In any event, although it is clear that the adjudicator was given wide powers as to how to decide the disputes referred to him (and indeed in an appropriate adjudication that an adjudicator could, as commented by Dyson J. in Macob Civil Engineering Ltd, conduct an entirely inquisitorial process) and while it is also clear both that he had a discretion as to whether to order immediate payment and that he could have addressed himself competently to a number of potential alternatives, it does not follow that he was bound to consider alternatives when the only submissions made to him for his consideration in that context, by the party with the interest to make them, were those related to the joint deposit receipt. This, it seems to me, is particularly, but not only, true having regard to the apparent way in which these adjudications were carried out - that is by means of written submissions, followed by a hearing at which the parties' legal representatives presented arguments; a hearing at which it was not suggested that the adjudicator should proceed in any other way.

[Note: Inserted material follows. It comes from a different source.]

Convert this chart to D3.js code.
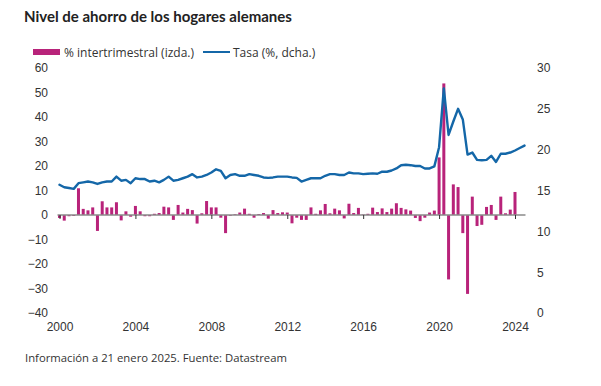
<!DOCTYPE html>
<html>
<head>
<meta charset="utf-8">
<script src="https://cdn.jsdelivr.net/npm/d3@7"></script>
<style>
  html, body { margin: 0; padding: 0; background: #fff; }
  svg { display: block; font-family: "Open Sans", "Noto Sans", sans-serif; }
</style>
</head>
<body>
<svg id="chart" width="601" height="386"></svg>
<script>
// ---- Data (quarterly, starting 2000 Q1) ----
const startYear = 2000;
const barValues = [
  -1.2, -2.3, -0.5, -0.4, 10.9, 2.5, 1.9, 3.1, -6.5, 5.6,
  3.1, 3.1, 5.2, -2.2, 1.5, -0.7, 3.7, 1.5, -0.5, -0.5,
  0.5, 0.8, 3.4, 3.1, -2.0, 4.1, 1.0, 2.5, 2.0, -3.5,
  0.7, 5.7, 3.1, 3.1, -1.1, -7.4, -0.3, 0.3, 1.0, 2.6,
  0.5, -1.1, 0.4, 0.8, -1.5, 2.0, 0.8, 1.1, 1.0, -3.4,
  -1.1, -2.0, -2.0, 3.1, 0.5, 1.9, 4.5, 0.7, 2.6, 1.9,
  -1.4, 4.6, 0.8, 2.9, 0.2, 0.5, 3.0, 1.2, 2.7, 1.2,
  2.6, 4.8, 2.9, 2.3, 1.8, -1.2, -2.5, -1.1, 1.0, 1.8,
  23.5, 53.7, -26.3, 12.5, 11.4, -7.4, -32.2, 7.5, -4.5, -4.0,
  3.3, 4.1, -2.0, 7.5, 0.7, 2.2, 9.4
];
const rateValues = [
  15.7, 15.4, 15.3, 15.2, 15.9, 16.0, 16.1, 16.0, 15.8, 16.0,
  16.1, 16.1, 16.7, 16.2, 16.3, 15.9, 16.5, 16.4, 16.4, 16.1,
  16.2, 16.0, 16.3, 16.7, 16.2, 16.3, 16.5, 16.7, 17.0, 16.6,
  16.7, 16.9, 17.2, 17.6, 17.4, 16.5, 16.9, 17.0, 16.8, 16.8,
  17.0, 16.9, 16.8, 16.6, 16.55, 16.6, 16.7, 16.7, 16.7, 16.6,
  16.55, 16.1, 16.3, 16.5, 16.5, 16.5, 16.8, 17.0, 17.0, 16.9,
  16.9, 17.2, 17.1, 17.1, 17.0, 17.05, 17.1, 17.05, 17.3, 17.3,
  17.45, 17.7, 18.1, 18.15, 18.1, 18.0, 18.0, 17.7, 17.7, 17.95,
  20.3, 27.5, 21.8, 23.45, 25.0, 23.7, 19.4, 19.65, 18.75, 18.7,
  18.75, 19.25, 18.5, 19.5, 19.5, 19.65, 19.9, 20.2, 20.5
];
const leftTicks = [60, 50, 40, 30, 20, 10, 0, -10, -20, -30, -40];
const rightTicks = [30, 25, 20, 15, 10, 5, 0];
const yearTicks = [2000, 2004, 2008, 2012, 2016, 2020, 2024];

const title = "Nivel de ahorro de los hogares alemanes";
const legendBars = "% intertrimestral (izda.)";
const legendLine = "Tasa (%, dcha.)";
const footer = "Información a 21 enero 2025. Fuente: Datastream";

const barColor = "#b8237a";
const lineColor = "#1467a8";
const textColor = "#333333";

const bars = barValues.map((v, i) => ({ t: startYear + i / 4, v }));
const rate = rateValues.map((v, i) => ({ t: startYear + i / 4, v }));

// ---- Scales ----
const x = d3.scaleLinear().domain([2000, 2024]).range([59.5, 515]);
const yL = d3.scaleLinear().domain([-40, 60]).range([313, 68]);
const yR = d3.scaleLinear().domain([0, 30]).range([313, 68]);

const svg = d3.select("#chart");

// Title
svg.append("text").attr("x", 24).attr("y", 22)
  .attr("font-size", 15).attr("font-weight", 700).attr("fill", "#222")
  .attr("font-family", "Lato, 'Open Sans', sans-serif")
  .text(title);

// Legend
svg.append("rect").attr("x", 33).attr("y", 49).attr("width", 27).attr("height", 6).attr("fill", barColor);
svg.append("text").attr("x", 64).attr("y", 56.5).attr("font-size", 12).attr("fill", textColor).text(legendBars);
svg.append("line").attr("x1", 203).attr("x2", 230).attr("y1", 52).attr("y2", 52)
  .attr("stroke", lineColor).attr("stroke-width", 2);
svg.append("text").attr("x", 233).attr("y", 56.5).attr("font-size", 12).attr("fill", textColor).text(legendLine);

// Left axis
const gL = svg.append("g").attr("transform", "translate(48,0)")
  .call(d3.axisLeft(yL).tickValues(leftTicks).tickSize(0).tickPadding(0));
gL.select(".domain").remove();
gL.selectAll("text").attr("font-size", 12).attr("fill", textColor).attr("font-family", null);

// Right axis
const gR = svg.append("g").attr("transform", "translate(537,0)")
  .call(d3.axisRight(yR).tickValues(rightTicks).tickSize(0).tickPadding(0));
gR.select(".domain").remove();
gR.selectAll("text").attr("font-size", 12).attr("fill", textColor).attr("font-family", null);

// Bars
const bw = 3;
svg.append("g").selectAll("rect").data(bars).join("rect")
  .attr("x", d => x(d.t) - bw / 2)
  .attr("width", bw)
  .attr("y", d => yL(Math.max(0, d.v)))
  .attr("height", d => Math.abs(yL(d.v) - yL(0)))
  .attr("fill", barColor);

// Zero line
svg.append("line")
  .attr("x1", x(rate[0].t) - 2).attr("x2", x(rate[rate.length - 1].t) + 1)
  .attr("y1", yL(0)).attr("y2", yL(0))
  .attr("stroke", "#8a8a8a").attr("stroke-width", 1.5);

// Tick marks on zero line
const gT = svg.append("g").attr("transform", `translate(0,${yL(0)})`)
  .call(d3.axisBottom(x).tickValues(yearTicks).tickSize(4).tickFormat(""));
gT.select(".domain").remove();
gT.selectAll("line").attr("stroke", "#333");

// Year labels
const gX = svg.append("g").attr("transform", "translate(0,322)")
  .call(d3.axisBottom(x).tickValues(yearTicks).tickSize(0).tickPadding(0).tickFormat(d3.format("d")));
gX.select(".domain").remove();
gX.selectAll("text").attr("font-size", 12).attr("fill", textColor).attr("font-family", null);

// Line
svg.append("path").datum(rate)
  .attr("fill", "none").attr("stroke", lineColor).attr("stroke-width", 2.4)
  .attr("stroke-linejoin", "round").attr("stroke-linecap", "round")
  .attr("d", d3.line().x(d => x(d.t)).y(d => yR(d.v)));

// Footer
svg.append("text").attr("x", 25).attr("y", 362).attr("font-size", 11.3).attr("fill", textColor).text(footer);
</script>
</body>
</html>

It seems to me that the submission made on behalf of the petitioner would run counter to the purpose of the Act, which was, as indicated by Dyson J. in Macob Civil Engineering Ltd,

"to introduce a speedy mechanism for settling disputes in construction contracts on a provisional interim basis and requiring the decisions of adjudicators to be enforced pending the final determination of disputes by arbitration, litigation or agreement".

Further, having decided that the respondents were entitled to payment of the sums they claimed, and that the petitioners could not retain the sums they claimed, and in addition the adjudicator having no duty, and no apparent right, to investigate and assess these latter claims, I consider that he could not logically, or lawfully, have made an order of the type suggested as a possibility - that is postponing payment standing the existence of the petitioners' claims. No legal basis for such an approach at any rate was suggested in argument before me. This is most clearly seen in relation to the primary suggestion apparently made that the adjudicator could have made an order deferring payment pending resolution of the petitioners' liquidated and ascertained damages claims. Such an order would plainly, in effect, have been to sustain the petitioners' claims to retention which the adjudicator had just rejected. Whatever wide powers may be given to adjudicators to facilitate speedy resolution of the disputes before them, no power is given to make decisions contrary to the rights or obligations of the parties arising as a matter of law. Further, although it is unnecessary to go this far, I consider the respondents were right to argue that if the adjudicator had applied his mind further to the question, he would not have had information before him which could reasonably have supported the view that the apprehensions of the petitioners as to the financial standing of the respondents were reasonably based.

In these circumstances I consider that it cannot be suggested that the adjudicator failed to take into account matters which he was bound to take into account or that he made any error of law going to the root of his jurisdiction. I therefore refuse to make any of the orders sought by the petitioners.